■ Your task:
Leaving the pictures out, print the lines from the first line of the listing through the line containing "const nameImmediate = '上海港\n安全准点即期指数';", exactly as they read, and no others.

-=-=-

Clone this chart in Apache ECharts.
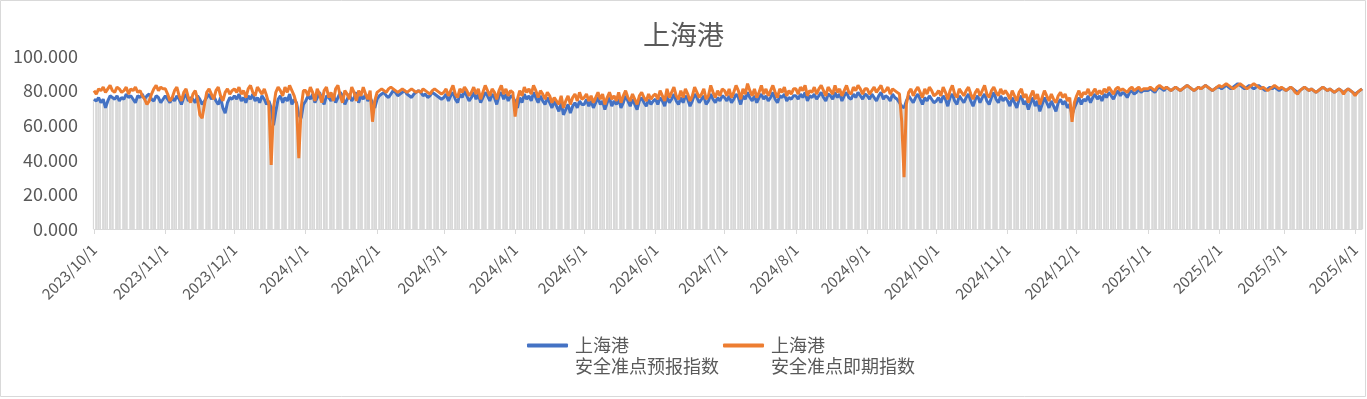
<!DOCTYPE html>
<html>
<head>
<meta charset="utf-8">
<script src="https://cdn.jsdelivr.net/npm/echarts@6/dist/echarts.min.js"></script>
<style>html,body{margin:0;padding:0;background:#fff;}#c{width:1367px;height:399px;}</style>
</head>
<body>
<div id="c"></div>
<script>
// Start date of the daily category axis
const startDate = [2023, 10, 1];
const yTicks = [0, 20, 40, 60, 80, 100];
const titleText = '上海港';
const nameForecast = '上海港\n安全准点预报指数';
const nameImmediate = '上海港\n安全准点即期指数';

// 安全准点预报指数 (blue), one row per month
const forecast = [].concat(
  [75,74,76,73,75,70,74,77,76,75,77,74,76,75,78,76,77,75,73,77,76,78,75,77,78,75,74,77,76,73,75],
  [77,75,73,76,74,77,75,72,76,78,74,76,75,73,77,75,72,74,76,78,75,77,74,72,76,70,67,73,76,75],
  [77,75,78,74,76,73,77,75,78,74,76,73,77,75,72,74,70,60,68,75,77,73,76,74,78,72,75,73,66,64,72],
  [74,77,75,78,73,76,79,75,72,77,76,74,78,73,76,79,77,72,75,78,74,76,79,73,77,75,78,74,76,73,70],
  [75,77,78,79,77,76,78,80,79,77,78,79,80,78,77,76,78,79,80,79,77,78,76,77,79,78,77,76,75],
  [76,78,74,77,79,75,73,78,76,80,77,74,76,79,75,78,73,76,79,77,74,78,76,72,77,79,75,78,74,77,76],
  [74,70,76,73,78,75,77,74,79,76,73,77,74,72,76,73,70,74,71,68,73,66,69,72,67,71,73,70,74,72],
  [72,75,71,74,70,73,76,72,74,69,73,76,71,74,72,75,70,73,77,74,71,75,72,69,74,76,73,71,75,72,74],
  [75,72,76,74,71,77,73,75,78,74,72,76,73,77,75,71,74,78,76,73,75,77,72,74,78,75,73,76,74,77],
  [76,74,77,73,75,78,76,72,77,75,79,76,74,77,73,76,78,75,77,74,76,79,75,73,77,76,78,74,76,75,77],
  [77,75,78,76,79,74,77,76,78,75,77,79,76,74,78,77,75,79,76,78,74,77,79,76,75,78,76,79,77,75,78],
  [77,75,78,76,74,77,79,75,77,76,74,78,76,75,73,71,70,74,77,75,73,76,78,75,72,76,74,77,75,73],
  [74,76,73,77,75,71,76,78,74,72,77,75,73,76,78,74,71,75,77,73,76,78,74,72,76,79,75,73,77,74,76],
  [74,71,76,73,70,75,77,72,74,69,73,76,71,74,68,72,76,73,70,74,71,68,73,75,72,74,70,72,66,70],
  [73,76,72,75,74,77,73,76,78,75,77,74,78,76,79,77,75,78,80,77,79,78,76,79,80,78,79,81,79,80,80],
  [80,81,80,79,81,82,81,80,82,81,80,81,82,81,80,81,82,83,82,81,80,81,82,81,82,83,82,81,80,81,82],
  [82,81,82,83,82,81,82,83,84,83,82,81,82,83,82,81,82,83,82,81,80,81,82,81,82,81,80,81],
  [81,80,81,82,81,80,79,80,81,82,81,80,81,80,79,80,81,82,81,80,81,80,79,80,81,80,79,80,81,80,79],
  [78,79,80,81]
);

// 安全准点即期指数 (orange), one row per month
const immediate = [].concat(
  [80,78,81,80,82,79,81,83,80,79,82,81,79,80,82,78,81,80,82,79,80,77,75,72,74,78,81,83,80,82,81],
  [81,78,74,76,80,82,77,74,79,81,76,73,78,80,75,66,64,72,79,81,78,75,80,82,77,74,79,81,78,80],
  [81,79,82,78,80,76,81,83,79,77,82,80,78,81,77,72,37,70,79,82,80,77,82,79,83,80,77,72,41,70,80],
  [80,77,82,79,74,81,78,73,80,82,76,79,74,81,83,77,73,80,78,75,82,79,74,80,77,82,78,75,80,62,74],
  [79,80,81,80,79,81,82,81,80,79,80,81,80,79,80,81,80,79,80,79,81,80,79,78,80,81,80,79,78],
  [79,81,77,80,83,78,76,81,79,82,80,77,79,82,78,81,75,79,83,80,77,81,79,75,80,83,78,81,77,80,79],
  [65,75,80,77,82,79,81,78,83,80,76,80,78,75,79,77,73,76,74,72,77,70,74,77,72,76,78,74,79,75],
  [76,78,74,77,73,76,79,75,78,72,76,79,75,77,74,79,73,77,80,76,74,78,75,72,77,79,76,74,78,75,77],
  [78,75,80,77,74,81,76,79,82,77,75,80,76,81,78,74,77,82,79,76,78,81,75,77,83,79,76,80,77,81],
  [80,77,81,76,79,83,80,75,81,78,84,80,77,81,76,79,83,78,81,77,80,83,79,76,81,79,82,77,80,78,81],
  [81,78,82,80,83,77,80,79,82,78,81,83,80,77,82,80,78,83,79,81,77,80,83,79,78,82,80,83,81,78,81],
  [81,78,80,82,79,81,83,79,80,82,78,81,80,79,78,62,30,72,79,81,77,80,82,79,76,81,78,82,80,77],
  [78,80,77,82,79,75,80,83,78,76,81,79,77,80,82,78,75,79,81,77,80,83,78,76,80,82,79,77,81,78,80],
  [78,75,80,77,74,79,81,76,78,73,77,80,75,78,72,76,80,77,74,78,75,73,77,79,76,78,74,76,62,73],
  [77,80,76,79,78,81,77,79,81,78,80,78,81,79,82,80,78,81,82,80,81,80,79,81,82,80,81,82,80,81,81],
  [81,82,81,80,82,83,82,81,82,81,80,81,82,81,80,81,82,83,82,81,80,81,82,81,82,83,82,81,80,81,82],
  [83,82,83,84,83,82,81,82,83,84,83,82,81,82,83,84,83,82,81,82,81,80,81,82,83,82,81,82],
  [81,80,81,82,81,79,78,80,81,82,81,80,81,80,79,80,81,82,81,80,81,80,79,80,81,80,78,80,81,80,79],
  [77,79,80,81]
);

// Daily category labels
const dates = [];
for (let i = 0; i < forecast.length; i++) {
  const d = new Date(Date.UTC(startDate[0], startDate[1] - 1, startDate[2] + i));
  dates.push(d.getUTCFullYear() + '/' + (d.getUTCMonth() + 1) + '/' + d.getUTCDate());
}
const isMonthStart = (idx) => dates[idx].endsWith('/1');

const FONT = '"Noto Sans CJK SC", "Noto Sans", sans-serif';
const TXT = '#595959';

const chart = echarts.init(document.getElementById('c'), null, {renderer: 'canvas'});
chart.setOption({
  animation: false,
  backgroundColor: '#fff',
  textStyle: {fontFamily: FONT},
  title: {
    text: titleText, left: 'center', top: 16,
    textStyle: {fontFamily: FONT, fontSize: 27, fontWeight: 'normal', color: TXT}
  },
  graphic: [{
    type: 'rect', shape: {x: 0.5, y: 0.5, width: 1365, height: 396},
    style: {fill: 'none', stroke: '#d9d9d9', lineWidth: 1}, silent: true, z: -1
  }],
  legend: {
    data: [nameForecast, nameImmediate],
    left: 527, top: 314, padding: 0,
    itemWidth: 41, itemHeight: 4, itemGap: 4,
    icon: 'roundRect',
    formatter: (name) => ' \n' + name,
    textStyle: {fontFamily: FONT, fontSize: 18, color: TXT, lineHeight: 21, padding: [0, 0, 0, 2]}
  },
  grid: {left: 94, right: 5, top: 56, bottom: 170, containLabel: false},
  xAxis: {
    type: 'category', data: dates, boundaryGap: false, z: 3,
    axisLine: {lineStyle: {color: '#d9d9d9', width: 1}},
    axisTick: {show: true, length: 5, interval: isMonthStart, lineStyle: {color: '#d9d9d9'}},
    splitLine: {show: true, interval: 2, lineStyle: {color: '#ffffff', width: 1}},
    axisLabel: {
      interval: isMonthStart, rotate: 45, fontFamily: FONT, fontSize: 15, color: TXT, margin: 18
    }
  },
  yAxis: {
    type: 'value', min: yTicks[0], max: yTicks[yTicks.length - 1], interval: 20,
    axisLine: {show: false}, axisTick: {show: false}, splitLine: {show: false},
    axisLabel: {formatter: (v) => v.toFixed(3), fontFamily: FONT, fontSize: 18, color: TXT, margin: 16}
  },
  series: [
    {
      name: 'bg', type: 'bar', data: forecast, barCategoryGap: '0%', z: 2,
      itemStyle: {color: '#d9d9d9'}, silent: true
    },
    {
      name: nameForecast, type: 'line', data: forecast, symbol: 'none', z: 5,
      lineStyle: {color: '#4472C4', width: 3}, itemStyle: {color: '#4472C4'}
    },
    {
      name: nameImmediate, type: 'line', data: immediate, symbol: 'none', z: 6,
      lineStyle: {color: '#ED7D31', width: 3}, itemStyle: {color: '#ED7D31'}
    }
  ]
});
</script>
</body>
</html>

-=-=-

■ Output for this exercise:
Clone this chart in Apache ECharts.
<!DOCTYPE html>
<html>
<head>
<meta charset="utf-8">
<script src="https://cdn.jsdelivr.net/npm/echarts@6/dist/echarts.min.js"></script>
<style>html,body{margin:0;padding:0;background:#fff;}#c{width:1367px;height:399px;}</style>
</head>
<body>
<div id="c"></div>
<script>
// Start date of the daily category axis
const startDate = [2023, 10, 1];
const yTicks = [0, 20, 40, 60, 80, 100];
const titleText = '上海港';
const nameForecast = '上海港\n安全准点预报指数';
const nameImmediate = '上海港\n安全准点即期指数';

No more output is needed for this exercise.